Organización estatal de la ludopatía

ARTÍCULOS DE OCASIÓN

Cuando tenía catorce años, acerté una quiniela de trece resultados. No tuvo mucho de heroico, ese domingo acertaron tantas personas que me correspondió de premio la ridícula cantidad de 600 pesetas, cuyo equivalente al tren de vida actual sería más o menos unos 80 euros (tan sólo 4 al cambio real). Aunque conservo los billetes de cien pesetas con la imagen de Manuel de Falla que me entregó nuevecitos la dependienta del establecimiento de apuestas, muy poco después abandoné la costumbre de echar la quiniela. Era algo que hacía porque, como todos los adolescentes, yo también estaba rodeado en la escuela de amigos atocinados por el fútbol, que sólo pensaban en eso, vivían para eso. De alguna manera te sentías obligado a compartir sus pasiones para no quedarte descolgado del grupo. Ser adulto significa empezar a decidir por ti mismo, y bien rápido me di cuenta de que el juego no me iba a hacer rico. Lo que puede sorprender, a día de hoy, es que un menor pudiera apostar sin ninguna restricción. Las regulaciones modernas tienden a la hipocresía social y hoy también los menores apuestan y beben alcohol, pero lo hacen a escondidas, porque preferimos esconder debajo de la alfombra la suciedad que enfrentarnos a ella.
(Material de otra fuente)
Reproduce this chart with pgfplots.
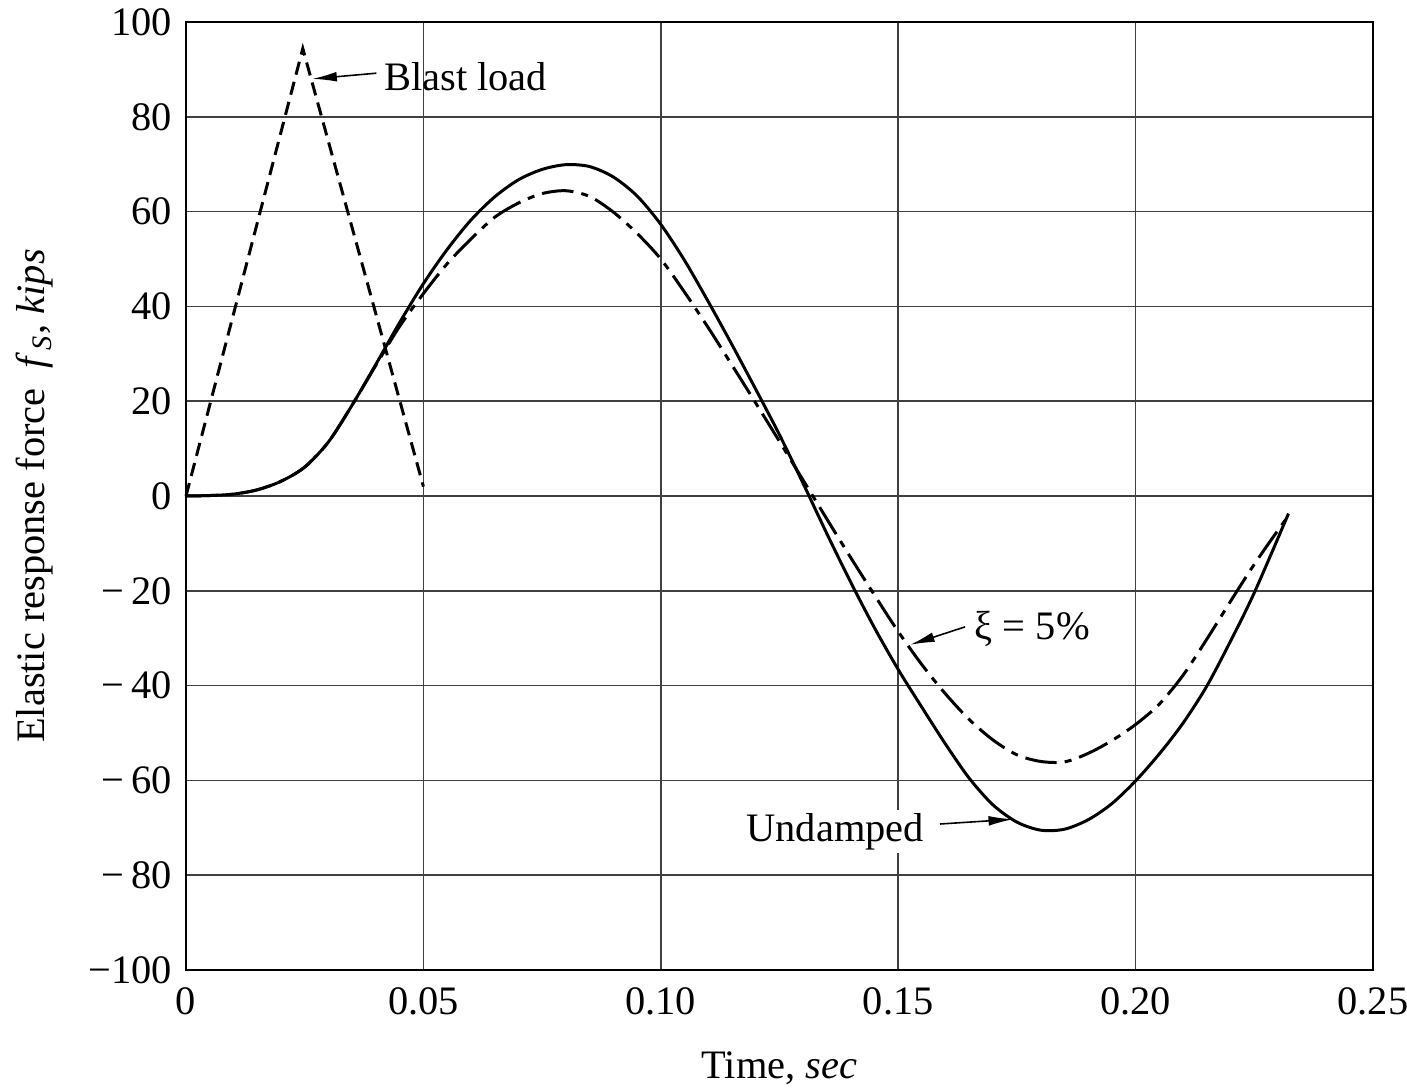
\documentclass[border=0pt]{standalone}
\usepackage{pgfplots}
\pgfplotsset{compat=1.18}
\usepackage{fontspec}
\setmainfont{Liberation Serif}
\usetikzlibrary{arrows.meta}

% elastic force, undamped
\pgfplotstableread{
t f
0.000 0
0.005 0.1
0.010 0.4
0.015 1.3
0.020 3.1
0.025 6.1
0.030 11.4
0.035 19.2
0.040 27.8
0.045 36.6
0.050 44.8
0.055 52.0
0.060 58.2
0.065 63.1
0.070 66.7
0.075 68.9
0.080 69.9
0.085 69.5
0.090 67.3
0.095 63.3
0.100 57.3
0.105 49.7
0.110 41.0
0.115 31.9
0.120 22.5
0.125 12.9
0.130 2.6
0.135 -8.0
0.140 -18.2
0.145 -27.8
0.150 -36.6
0.155 -44.6
0.160 -52.4
0.165 -59.6
0.170 -65.2
0.175 -68.8
0.180 -70.5
0.185 -70.3
0.190 -68.3
0.195 -64.9
0.200 -60.1
0.205 -54.4
0.210 -47.9
0.215 -40.1
0.220 -30.6
0.225 -20.4
0.2322 -3.7
}\undamped

% elastic force, 5% damping
\pgfplotstableread{
t f
0.000 0
0.005 0.1
0.010 0.4
0.015 1.3
0.020 3.1
0.025 6.1
0.030 11.4
0.035 19.2
0.040 27.6
0.045 35.8
0.050 42.7
0.055 49.0
0.060 54.2
0.065 58.8
0.070 61.8
0.075 63.8
0.080 64.4
0.085 63.2
0.090 59.9
0.095 55.4
0.100 50.0
0.105 43.0
0.110 35.5
0.115 27.6
0.120 19.6
0.125 11.5
0.130 3.3
0.135 -4.9
0.140 -13.0
0.145 -20.9
0.150 -28.6
0.155 -35.6
0.160 -41.8
0.165 -47.2
0.170 -51.5
0.175 -54.6
0.180 -56.0
0.185 -56.1
0.190 -54.3
0.195 -51.6
0.200 -48.2
0.205 -43.9
0.210 -37.8
0.215 -30.2
0.220 -22.2
0.225 -14.4
0.230 -7.2
0.2322 -4.2
}\damped

% triangular blast load
\pgfplotstableread{
t f
0 0
0.0246 94.4
0.050 2
}\blast

\begin{document}
\fontsize{11.5}{13.8}\selectfont
\begin{tikzpicture}
\begin{axis}[
  scale only axis,
  width=11.87cm, height=9.48cm,
  xmin=0, xmax=0.25, ymin=-100, ymax=100,
  xtick={0,0.05,0.10,0.15,0.20,0.25},
  xticklabels={0,0.05,0.10,0.15,0.20,0.25},
  ytick={-100,-80,-60,-40,-20,0,20,40,60,80,100},
  yticklabels={−100,−\,80,−\,60,−\,40,−\,20,0,20,40,60,80,100},
  major tick length=0pt,
  grid=major,
  major grid style={black!75, line width=0.5pt},
  axis line style={line width=0.6pt},
  xticklabel style={yshift=-1pt},
  clip=false,
]
\addplot[black, line width=0.85pt, dash pattern=on 3.8pt off 2.1pt] table[x=t,y=f] {\blast};
\addplot[black, line width=0.85pt, smooth] table[x=t,y=f] {\undamped};
\addplot[black, line width=0.85pt, smooth, dash pattern=on 9pt off 2.3pt on 2pt off 2.3pt] table[x=t,y=f] {\damped};

\draw[-{Latex[length=7pt,width=2.8pt]}, line width=0.45pt] (axis cs:0.0401,89.2) -- (axis cs:0.0266,88.0);
\node[anchor=west, inner sep=0pt] at (axis cs:0.0416,88.5) {Blast load};

\draw[-{Latex[length=7pt,width=2.8pt]}, line width=0.45pt] (axis cs:0.1641,-27.6) -- (axis cs:0.1525,-31.4);
\node[anchor=west, inner sep=0pt] at (axis cs:0.1660,-28.0) {ξ = 5\%};

\draw[-{Latex[length=7pt,width=2.8pt]}, line width=0.45pt] (axis cs:0.1588,-69.2) -- (axis cs:0.1742,-68.2);
\node[anchor=east, fill=white, inner sep=1pt] at (axis cs:0.1563,-70.8) {Undamped};

\node[rotate=90, anchor=center] at ([xshift=-1.51cm]rel axis cs:0,0.5)
  {Elastic response force\ \ \textit{f}\kern0.5pt\textsubscript{\textit{S}}, \textit{kips}};
\node[anchor=center] at ([yshift=-0.98cm]rel axis cs:0.5,0) {Time, \textit{sec}};
\end{axis}
\pgfresetboundingbox
\path (current axis.south west) ++(-1.86cm,-1.21cm) rectangle ([xshift=0.34cm,yshift=0.22cm]current axis.north east);
\end{tikzpicture}
\end{document}
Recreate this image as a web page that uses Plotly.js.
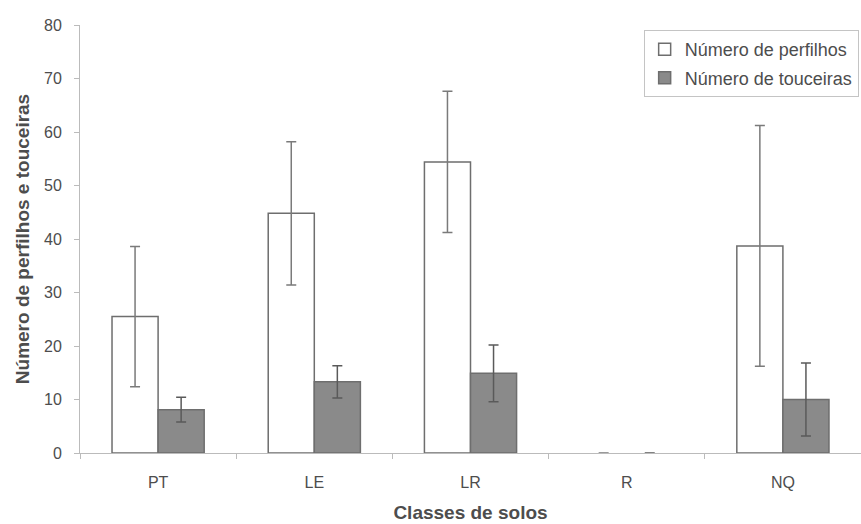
<!DOCTYPE html>
<html>
<head>
<meta charset="utf-8">
<script src="https://cdn.plot.ly/plotly-3.0.1.min.js"></script>
<style>html,body{margin:0;padding:0;background:#fff;}#chart{width:861px;height:524px;}</style>
</head>
<body>
<div id="chart"></div>
<script>
const categories = ["PT", "LE", "LR", "R", "NQ"];
const perfilhos = [25.5, 44.8, 54.4, 0, 38.7];
const perfilhosErr = [13.1, 13.4, 13.2, 0, 22.5];
const touceiras = [8.1, 13.3, 14.9, 0, 10.0];
const touceirasErr = [2.3, 3.0, 5.3, 0, 6.8];
const yTicks = [0, 10, 20, 30, 40, 50, 60, 70, 80];

const fontFam = "Liberation Sans, Arial, sans-serif";
const txt = "#4d4d4d";
const lineW = v => v.map(d => (d === 0 ? 0 : 1.5));

const traces = [
  {
    type: "bar", name: "Número de perfilhos", x: categories, y: perfilhos, legendgroup: "a",
    marker: {color: "#ffffff", line: {color: "#6e6e6e", width: lineW(perfilhos)}},
    error_y: {type: "data", array: perfilhosErr, visible: true, color: "#7a7a7a", thickness: 1.5, width: 5}
  },
  {
    type: "bar", name: "Número de touceiras", x: categories, y: touceiras, legendgroup: "b",
    marker: {color: "#8a8a8a", line: {color: "#6e6e6e", width: lineW(touceiras)}},
    error_y: {type: "data", array: touceirasErr, visible: true, color: "#5a5a5a", thickness: 1.5, width: 5}
  }
];

const layout = {
  width: 861, height: 524,
  margin: {l: 80, r: 0, t: 25, b: 71},
  paper_bgcolor: "#ffffff", plot_bgcolor: "#ffffff",
  font: {family: fontFam, color: txt, size: 16},
  barmode: "group", bargap: 0.41, bargroupgap: 0,
  showlegend: true,
  legend: {
    x: 0.997, y: 0.988, xanchor: "right", yanchor: "top",
    bordercolor: "#c4c4c4", borderwidth: 1, bgcolor: "#ffffff",
    font: {size: 18, color: txt}, itemwidth: 30, tracegroupgap: 2
  },
  xaxis: {
    type: "category", tickson: "boundaries", ticks: "outside", ticklen: 5, tickcolor: "#bbbbbb",
    showline: true, linecolor: "#bbbbbb", linewidth: 1, showgrid: false, zeroline: false,
    tickfont: {size: 16, color: txt}, ticklabelstandoff: 15,
    title: {text: "Classes de solos", font: {size: 19, color: txt, weight: "bold"}, standoff: 15}
  },
  yaxis: {
    range: [0, 80], tickvals: yTicks, ticks: "outside", ticklen: 5, tickcolor: "#bbbbbb",
    showline: true, linecolor: "#bbbbbb", linewidth: 1, showgrid: false, zeroline: false,
    tickfont: {size: 16, color: txt}, ticklabelstandoff: 9,
    title: {text: "Número de perfilhos e touceiras", font: {size: 19, color: txt, weight: "bold"}, standoff: 9}
  }
};

Plotly.newPlot("chart", traces, layout, {displayModeBar: false, staticPlot: true});
</script>
</body>
</html>
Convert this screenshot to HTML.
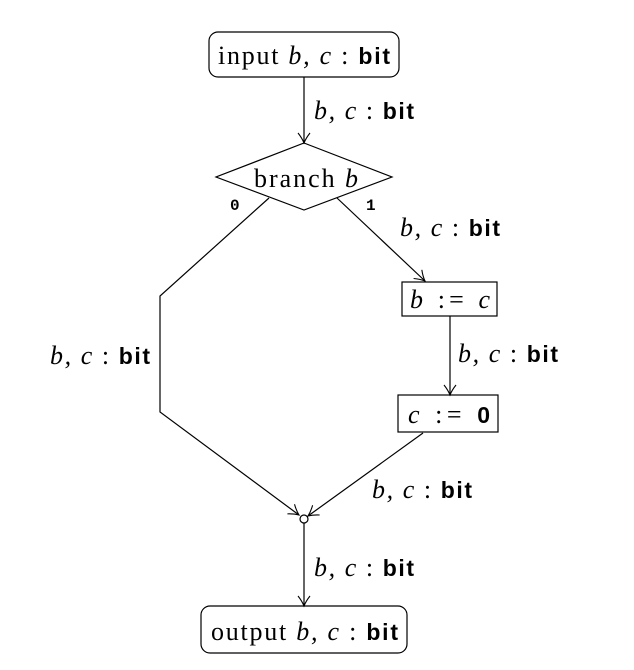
<!DOCTYPE html>
<html><head><meta charset="utf-8"><style>
body{margin:0;background:#fff}
svg{display:block}
text{font-family:"Liberation Serif",serif;font-size:26px;fill:#000}
.i{font-style:italic}
.b{font-family:"Liberation Sans",sans-serif;font-weight:bold;font-size:23px}
.s{font-family:"Liberation Mono",monospace;font-weight:bold;font-size:16px}
line,polyline,rect,polygon,circle{stroke:#000;stroke-width:1.2;fill:none}
</style></head><body>
<svg width="634" height="670" viewBox="0 0 634 670">
<defs><marker id="a" markerWidth="14" markerHeight="14" refX="12" refY="7" orient="auto" markerUnits="userSpaceOnUse"><path d="M2,1 Q7,5 12,7 Q7,9 2,13" fill="none" stroke="#000" stroke-width="1.1"/></marker></defs>
<g><rect x="209" y="32" width="190" height="45" rx="9"/>
<text x="218" y="64" textLength="172" lengthAdjust="spacing">input <tspan class="i">b, c</tspan> : <tspan class="b">bit</tspan></text></g>
<line x1="304" y1="77" x2="304" y2="143" marker-end="url(#a)"/>
<text x="314" y="119" textLength="100" lengthAdjust="spacing"><tspan class="i">b, c</tspan> : <tspan class="b">bit</tspan></text>
<g><polygon points="304,143 392,177 304,210 216,177"/>
<text x="254" y="187" textLength="104" lengthAdjust="spacing">branch <tspan class="i">b</tspan></text></g>
<text x="230" y="210" class="s">0</text>
<text x="366" y="210" class="s">1</text>
<polyline points="269,198 160,296 160,412 299,515" marker-end="url(#a)"/>
<text x="50" y="364" textLength="100" lengthAdjust="spacing"><tspan class="i">b, c</tspan> : <tspan class="b">bit</tspan></text>
<line x1="337" y1="198" x2="425" y2="281" marker-end="url(#a)"/>
<text x="400" y="236" textLength="100" lengthAdjust="spacing"><tspan class="i">b, c</tspan> : <tspan class="b">bit</tspan></text>
<g><rect x="402" y="282" width="95" height="34"/>
<text x="410" y="308" class="i" textLength="80" lengthAdjust="spacing">b <tspan style="font-style:normal">:=</tspan> c</text></g>
<line x1="450" y1="316" x2="450" y2="395" marker-end="url(#a)"/>
<text x="458" y="362" textLength="100" lengthAdjust="spacing"><tspan class="i">b, c</tspan> : <tspan class="b">bit</tspan></text>
<g><rect x="398" y="395" width="100" height="37"/>
<text x="408" y="423" textLength="82" lengthAdjust="spacing"><tspan class="i">c</tspan> := <tspan class="b">0</tspan></text></g>
<line x1="423" y1="433" x2="308" y2="516" marker-end="url(#a)"/>
<text x="372" y="498" textLength="100" lengthAdjust="spacing"><tspan class="i">b, c</tspan> : <tspan class="b">bit</tspan></text>
<circle cx="304" cy="519" r="4"/>
<line x1="304" y1="523" x2="304" y2="606" marker-end="url(#a)"/>
<text x="314" y="576" textLength="100" lengthAdjust="spacing"><tspan class="i">b, c</tspan> : <tspan class="b">bit</tspan></text>
<g><rect x="201" y="606" width="206" height="47" rx="9"/>
<text x="211" y="640" textLength="187" lengthAdjust="spacing">output <tspan class="i">b, c</tspan> : <tspan class="b">bit</tspan></text></g>
</svg>
</body></html>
La más elocuente forma de fariseísmo la vemos en la restricción por la cual ninguna marca de bebida alcohólica o de tabaco puede anunciarse en eventos deportivos. Sin embargo, las cadenas de apuestas y los chiringuitos de juegos por Internet no sólo patrocinan equipos y se anuncian a degüello en mitad de los partidos, sino que hasta a veces cuentan con la colaboración de locutores y deportistas de renombre para que protagonicen sus campañas de publicidad. La ludopatía destruye familias con la misma intensidad que el tabaquismo o el alcoholismo; sin embargo, aún no estamos dispuestos a renunciar al ingreso extra que baña las arcas del Estado. Es más, cada Navidad festejamos la lotería nacional con más ahínco incluso que los Reyes Magos y concedemos a esa lluvia de millones la magia del azar y un aroma de justicia que premia a los pobres y los ayuda a tapar agujeros y olvidar la precariedad nacional. Toda una mentira bien urdida, pero que al día de hoy sigue llenando las arcas del Estado mientras encubre las carencias estructurales de un país desarrollado con una linda estampa de felicidad ocasional.

Las bien publicitadas colas delante de las administraciones de lotería cuando se acerca la Navidad vienen a igualar el ansia existencial que nos invade por tierra, mar y aire cuando el bote de alguna de las loterías semanales alcanza una cantidad tan brutal que no hay ser humano que no piense que, si le toca, resuelve la vida de su familia por varias generaciones y corra a comprar participaciones. Son manifestaciones incruentas del vicio del juego, que en los casinos, las partidas, las tragaperras y las apuestas pueden alcanzar la categoría de adicción. Por eso ha llamado tanto la atención que el organismo de las quinielas futbolísticas haya sido noticia últimamente por su bajada en recaudación y su crisis conceptual. ¿Han muerto las quinielas?

Yo no sé ustedes, pero hace años que ya ni siquiera soy consciente de la tarantela mareante que acompañaba nuestro domingo noche, con aquellos 1, X, 2 cantados por los locutores con tono de suspense. Las apuestas mutuas deportivo-benéficas carecen de sex-appeal para los apostantes que buscan hoy, con sus terminales calentitas, el premio inmediato, la recompensa a su astucia. Puede que se haya perdido el vínculo con la sociedad como lo perdieron antes las apuestas en los canódromos y en el hipódromo. Al fin y al cabo, convertidos los futbolistas en galgos bien pagados y caballos ensillados por las marcas, puede que las apuestas sobre ellos terminen por correr el mismo destino que el de sus hermanos de cuatro patas. Pero si algo no está en juego es el juego mismo. El azar, la oportunidad, el riesgo, la ocasión y la suerte siguen siendo una forma de rescate ante la realidad. Un salvavidas en el naufragio cotidiano, un poquito de azúcar en el amargo trago. Hagan juego, tápense los ojos.